Near the Four Queens casino, a festooned pirate queen scoffs at Bunny Vegas and his crowd of near-naked photo hustlers. “Those naked things get on my nerves,” says Renea LeRoux. “I make my own clothes. I’m an artist, not some frozen statue.”

But the Lost Baby doesn’t care what anyone thinks. He’s on one knee, offering a bogus marriage proposal to Clarice Berg, an 82-year-old tourist from Winnebago, Minn.

“I think he looks great,” says Berg, as the man-child kisses her hand. “We don’t have anything like this back in Winnebago.”
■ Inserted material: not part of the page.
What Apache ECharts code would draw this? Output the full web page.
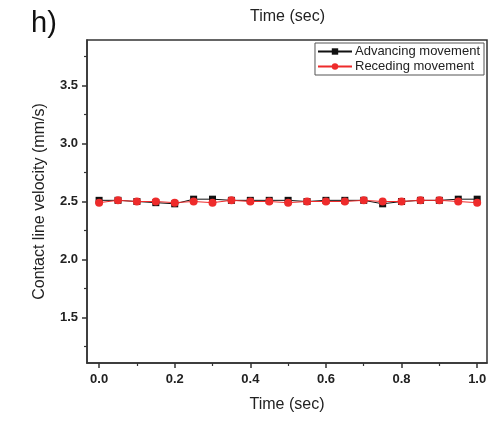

Berg’s son hands the baby a tip.

As the night wears on, and alcohol flows, wild-eyed tourists with mixed drinks and cigarettes dangling from their mouths laugh louder at the antics of the performers who, in turn, get more insistent, sometimes blocking the path of tourists.

But the hula woman, who calls herself Star, stands as still as a miniature Statue of Liberty. Most of her patrons love it. She says she got a $100 tip one night.

“They’re driving us out of business,” she says of officials. “I’ve got a 16-year-old son to support and I can’t get a job because of my age. I’m too old even for McDonald’s.”

Nearby, a man in a werewolf costume spots a tourist sneaking a photo without offering a tip.

“Hey!” he shouts. “We’re working for donations here!”